Summary memorial of the State of the War, drawn up with her
Majesty's ambassador in presence of Counts Maurice and Hohenlo
and General 'Noritz,' with Counsellors Clerck and Wilkes, in the
Assembly of the States General, for the whole year 1587, both for
the garrisons of the towns and frontier places and for the entertainment
of a camp of 5000 horses ; 12,000 foot ; 1000 pioneers
and all necessary things. Which number will be taken partly
out of the garrisons, and partly newly levied.
The whole expense of which army is estimated to be—besides
the ordinary succours of her Majesty and the third part which
the country is still answerable for ; the charges of the war by sea
and what the Provinces pay for the service of the garrisons etc.—
Endd. Fr. 7 pp. [Ibid.

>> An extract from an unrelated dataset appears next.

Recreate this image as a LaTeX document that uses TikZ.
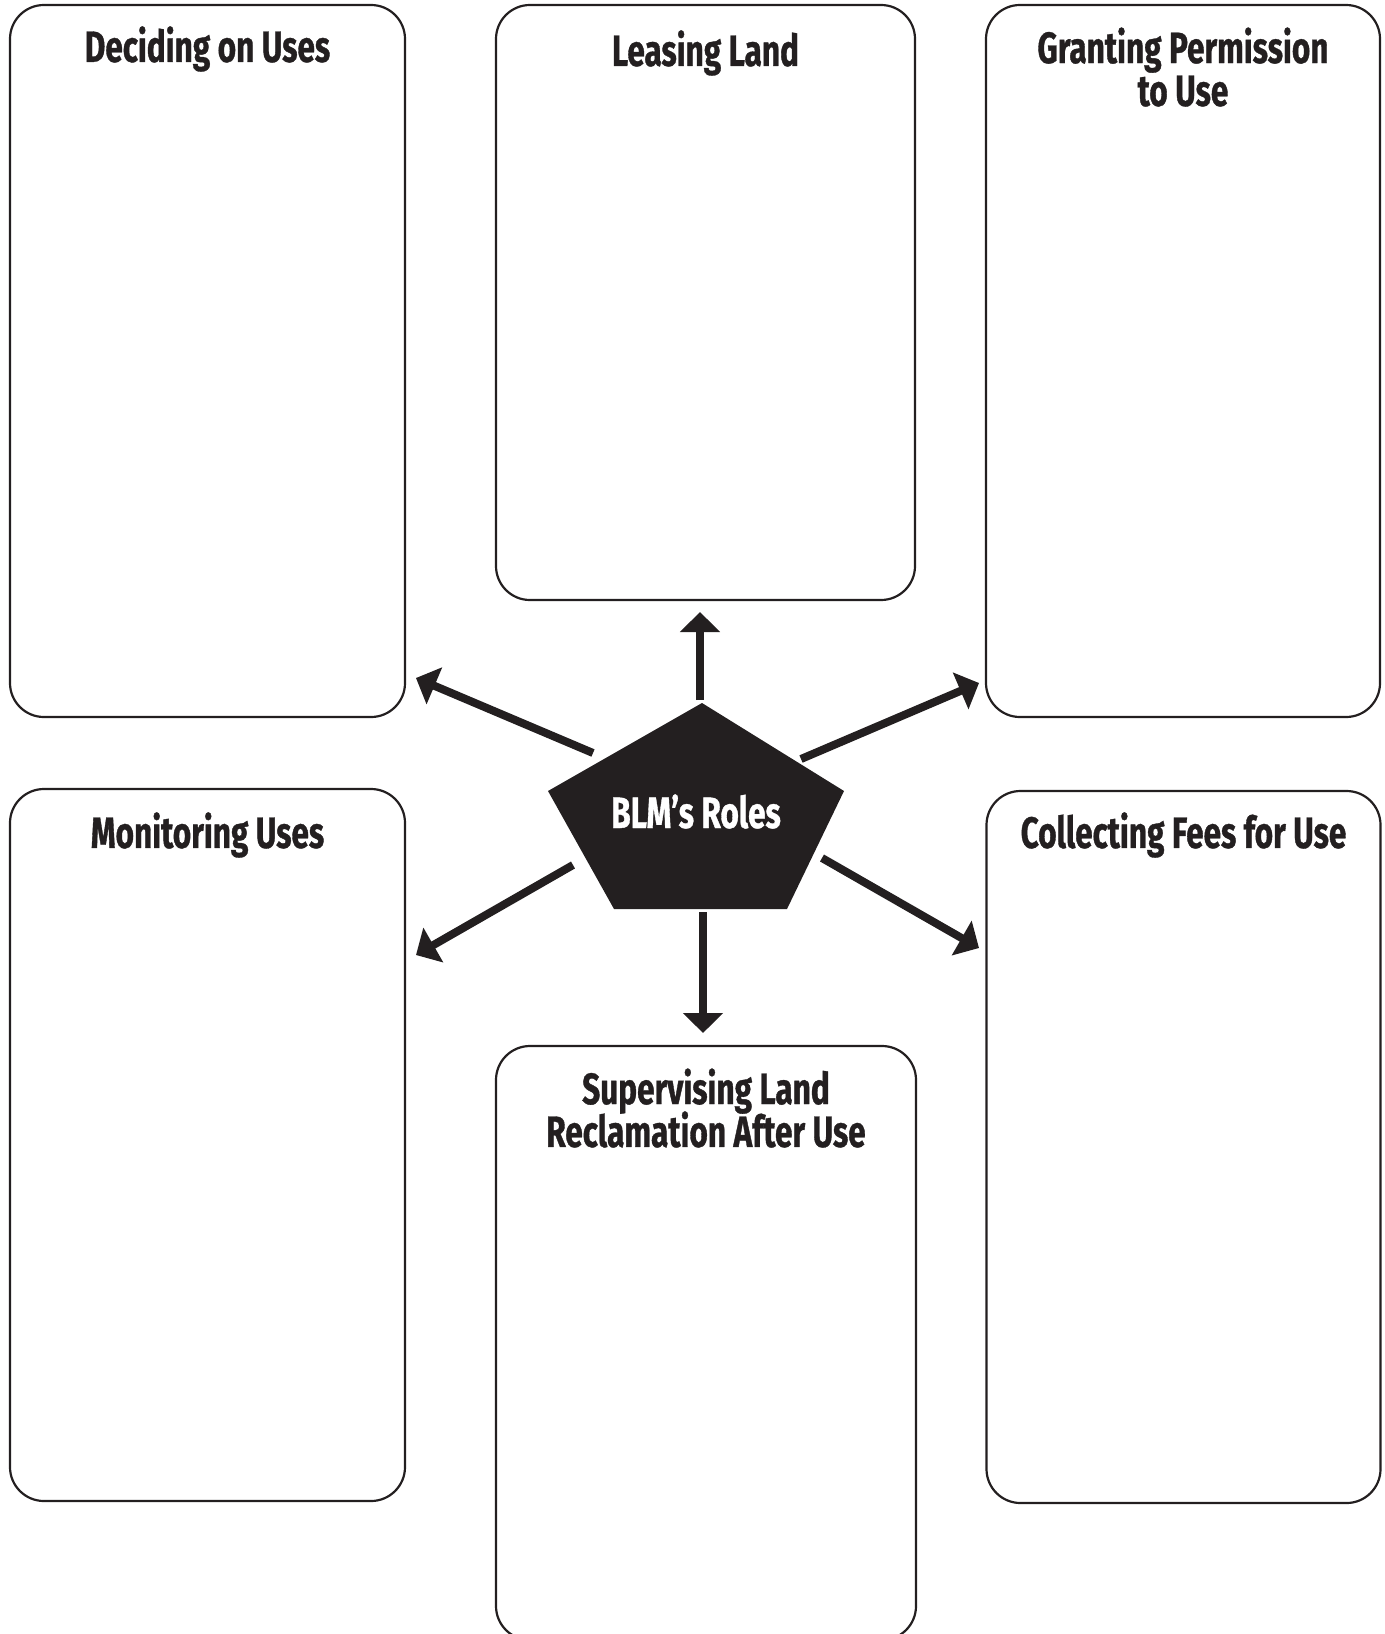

XIX., f. 256.]
Reply of the States-General to Lord Buckhurst's request to
have further elucidation of the States' complaints in regard to
his Excellency's letter from London of Jan. 3 last, English
Style, expressing their desire to respect and honour him and to
conform to her Majesty's good pleasure. Fifteen articles.—The
Hague, 21 June, 1587.‡
Fr. 5 pp. [S.P. For. Archives XC., p. 259.]